| To do |
Copy everything in the data below exactly except the pictures.

| Data section |
[START]

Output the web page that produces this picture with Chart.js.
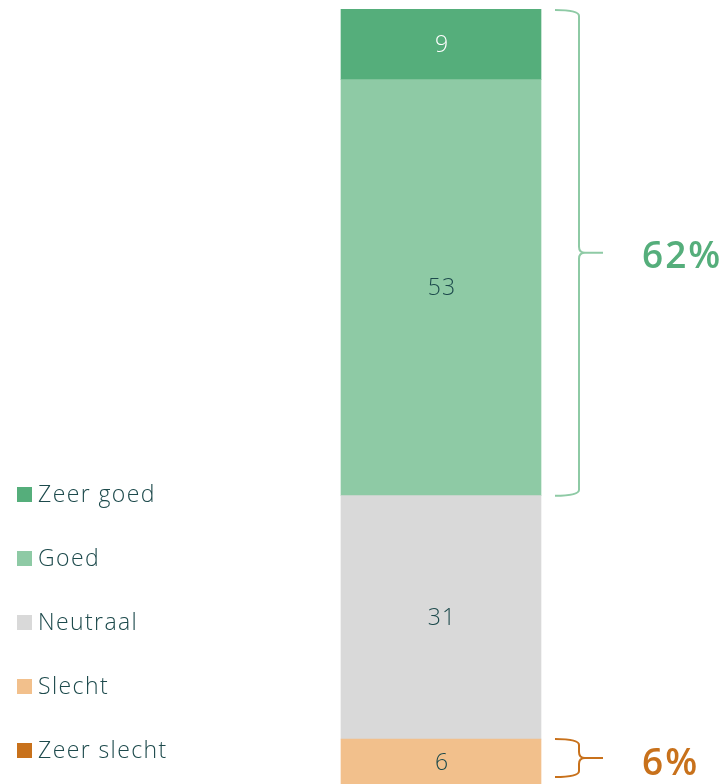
<!DOCTYPE html>
<html>
<head>
<meta charset="utf-8">
<script src="https://cdn.jsdelivr.net/npm/chart.js@4"></script>
<style>
  html, body { margin: 0; padding: 0; background: #fff; overflow: hidden; }
  #wrap { width: 726px; height: 794px; position: relative; }
</style>
</head>
<body>
<div id="wrap"><canvas id="tevredenheid"></canvas></div>
<script>
// categorieen (van onder naar boven gestapeld)
const labels = ['Zeer slecht', 'Slecht', 'Neutraal', 'Goed', 'Zeer goed'];
const waarden = [1, 6, 31, 53, 9];
const kleuren = ['#c8711b', '#f2c08c', '#d9d9d9', '#8ecaa5', '#55ae7b'];
const labelKleur = ['#1d4a4c', '#1d4a4c', '#1d4a4c', '#1d4a4c', '#ffffff'];
const positief = '62%';
const negatief = '6%';

const tekst = '#1d4a4c';
const font = '"Open Sans", Lato, sans-serif';

const datasets = labels.map((l, i) => ({
  label: l,
  data: [waarden[i]],
  backgroundColor: kleuren[i],
  barThickness: 200,
  borderWidth: 0
}));

// waarden in de balk + legenda links + accolades rechts
const extra = {
  id: 'extra',
  afterDatasetsDraw(chart) {
    const ctx = chart.ctx;
    const y = chart.scales.y;
    ctx.save();

    // labels in segmenten (niet voor heel kleine waarden)
    chart.data.datasets.forEach((ds, i) => {
      const bar = chart.getDatasetMeta(i).data[0];
      if (ds.data[0] < 3) return;
      ctx.fillStyle = labelKleur[i];
      ctx.font = '300 23px ' + font;
      ctx.letterSpacing = '1px';
      ctx.textAlign = 'center';
      ctx.textBaseline = 'middle';
      ctx.fillText(ds.data[0], bar.x + 1, (bar.y + bar.base) / 2 + 1);
    });

    // legenda, van boven naar onder
    const items = chart.data.datasets.slice().reverse();
    items.forEach((ds, k) => {
      const cy = 494 + k * 64;
      ctx.fillStyle = ds.backgroundColor;
      ctx.fillRect(17, cy - 7, 15, 15);
      ctx.fillStyle = tekst;
      ctx.font = '300 23px ' + font;
      ctx.letterSpacing = '1.4px';
      ctx.textAlign = 'left';
      ctx.textBaseline = 'middle';
      ctx.fillText(ds.label, 38, cy + 1);
    });

    // accolades
    const som = (a, b) => waarden.slice(a, b).reduce((s, v) => s + v, 0);
    const totaal = som(0, waarden.length);
    function accolade(top, bot, kleur, txtKleur, txt, dy) {
      const x0 = 555, x1 = 579, xp = 603;
      const mid = (top + bot) / 2;
      const r = 6;
      ctx.strokeStyle = kleur;
      ctx.lineWidth = 2;
      ctx.beginPath();
      ctx.moveTo(x0, top);
      ctx.quadraticCurveTo(x1, top, x1, top + r);
      ctx.lineTo(x1, mid - r);
      ctx.quadraticCurveTo(x1, mid, x1 + 6, mid);
      ctx.lineTo(xp, mid);
      ctx.moveTo(x1 + 6, mid);
      ctx.quadraticCurveTo(x1, mid, x1, mid + r);
      ctx.lineTo(x1, bot - r);
      ctx.quadraticCurveTo(x1, bot, x0, bot);
      ctx.stroke();
      ctx.fillStyle = txtKleur;
      ctx.font = '600 37px ' + font;
      ctx.letterSpacing = '2px';
      ctx.textAlign = 'left';
      ctx.textBaseline = 'middle';
      ctx.fillText(txt, xp + 39, mid + dy);
    }
    const ySlechtTop = y.getPixelForValue(som(0, 2));
    const yGoedBot = y.getPixelForValue(som(0, 3));
    const yTop = y.getPixelForValue(totaal);
    accolade(yTop + 1, yGoedBot, '#8ecaa5', '#55ae7b', positief, 5);
    accolade(ySlechtTop, Math.min(y.getPixelForValue(som(0, 1)), 777), '#c8711b', '#c8711b', negatief, 6);

    ctx.restore();
  }
};

new Chart(document.getElementById('tevredenheid'), {
  type: 'bar',
  data: { labels: [''], datasets: datasets },
  options: {
    responsive: true,
    maintainAspectRatio: false,
    animation: false,
    layout: { padding: { left: 156, right: 0, top: 9, bottom: 0 } },
    plugins: { legend: { display: false }, tooltip: { enabled: false } },
    scales: {
      x: { stacked: true, display: false },
      y: { stacked: true, display: false, min: 0, max: 100 }
    }
  },
  plugins: [extra]
});
</script>
</body>
</html>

[END]

| Answer for the task |
Output the web page that produces this picture with Chart.js.
<!DOCTYPE html>
<html>
<head>
<meta charset="utf-8">
<script src="https://cdn.jsdelivr.net/npm/chart.js@4"></script>
<style>
  html, body { margin: 0; padding: 0; background: #fff; overflow: hidden; }
  #wrap { width: 726px; height: 794px; position: relative; }
</style>
</head>
<body>
<div id="wrap"><canvas id="tevredenheid"></canvas></div>
<script>
// categorieen (van onder naar boven gestapeld)
const labels = ['Zeer slecht', 'Slecht', 'Neutraal', 'Goed', 'Zeer goed'];
const waarden = [1, 6, 31, 53, 9];
const kleuren = ['#c8711b', '#f2c08c', '#d9d9d9', '#8ecaa5', '#55ae7b'];
const labelKleur = ['#1d4a4c', '#1d4a4c', '#1d4a4c', '#1d4a4c', '#ffffff'];
const positief = '62%';
const negatief = '6%';

const tekst = '#1d4a4c';
const font = '"Open Sans", Lato, sans-serif';

const datasets = labels.map((l, i) => ({
  label: l,
  data: [waarden[i]],
  backgroundColor: kleuren[i],
  barThickness: 200,
  borderWidth: 0
}));

// waarden in de balk + legenda links + accolades rechts
const extra = {
  id: 'extra',
  afterDatasetsDraw(chart) {
    const ctx = chart.ctx;
    const y = chart.scales.y;
    ctx.save();

    // labels in segmenten (niet voor heel kleine waarden)
    chart.data.datasets.forEach((ds, i) => {
      const bar = chart.getDatasetMeta(i).data[0];
      if (ds.data[0] < 3) return;
      ctx.fillStyle = labelKleur[i];
      ctx.font = '300 23px ' + font;
      ctx.letterSpacing = '1px';
      ctx.textAlign = 'center';
      ctx.textBaseline = 'middle';
      ctx.fillText(ds.data[0], bar.x + 1, (bar.y + bar.base) / 2 + 1);
    });

    // legenda, van boven naar onder
    const items = chart.data.datasets.slice().reverse();
    items.forEach((ds, k) => {
      const cy = 494 + k * 64;
      ctx.fillStyle = ds.backgroundColor;
      ctx.fillRect(17, cy - 7, 15, 15);
      ctx.fillStyle = tekst;
      ctx.font = '300 23px ' + font;
      ctx.letterSpacing = '1.4px';
      ctx.textAlign = 'left';
      ctx.textBaseline = 'middle';
      ctx.fillText(ds.label, 38, cy + 1);
    });

    // accolades
    const som = (a, b) => waarden.slice(a, b).reduce((s, v) => s + v, 0);
    const totaal = som(0, waarden.length);
    function accolade(top, bot, kleur, txtKleur, txt, dy) {
      const x0 = 555, x1 = 579, xp = 603;
      const mid = (top + bot) / 2;
      const r = 6;
      ctx.strokeStyle = kleur;
      ctx.lineWidth = 2;
      ctx.beginPath();
      ctx.moveTo(x0, top);
      ctx.quadraticCurveTo(x1, top, x1, top + r);
      ctx.lineTo(x1, mid - r);
      ctx.quadraticCurveTo(x1, mid, x1 + 6, mid);
      ctx.lineTo(xp, mid);
      ctx.moveTo(x1 + 6, mid);
      ctx.quadraticCurveTo(x1, mid, x1, mid + r);
      ctx.lineTo(x1, bot - r);
      ctx.quadraticCurveTo(x1, bot, x0, bot);
      ctx.stroke();
      ctx.fillStyle = txtKleur;
      ctx.font = '600 37px ' + font;
      ctx.letterSpacing = '2px';
      ctx.textAlign = 'left';
      ctx.textBaseline = 'middle';
      ctx.fillText(txt, xp + 39, mid + dy);
    }
    const ySlechtTop = y.getPixelForValue(som(0, 2));
    const yGoedBot = y.getPixelForValue(som(0, 3));
    const yTop = y.getPixelForValue(totaal);
    accolade(yTop + 1, yGoedBot, '#8ecaa5', '#55ae7b', positief, 5);
    accolade(ySlechtTop, Math.min(y.getPixelForValue(som(0, 1)), 777), '#c8711b', '#c8711b', negatief, 6);

    ctx.restore();
  }
};

new Chart(document.getElementById('tevredenheid'), {
  type: 'bar',
  data: { labels: [''], datasets: datasets },
  options: {
    responsive: true,
    maintainAspectRatio: false,
    animation: false,
    layout: { padding: { left: 156, right: 0, top: 9, bottom: 0 } },
    plugins: { legend: { display: false }, tooltip: { enabled: false } },
    scales: {
      x: { stacked: true, display: false },
      y: { stacked: true, display: false, min: 0, max: 100 }
    }
  },
  plugins: [extra]
});
</script>
</body>
</html>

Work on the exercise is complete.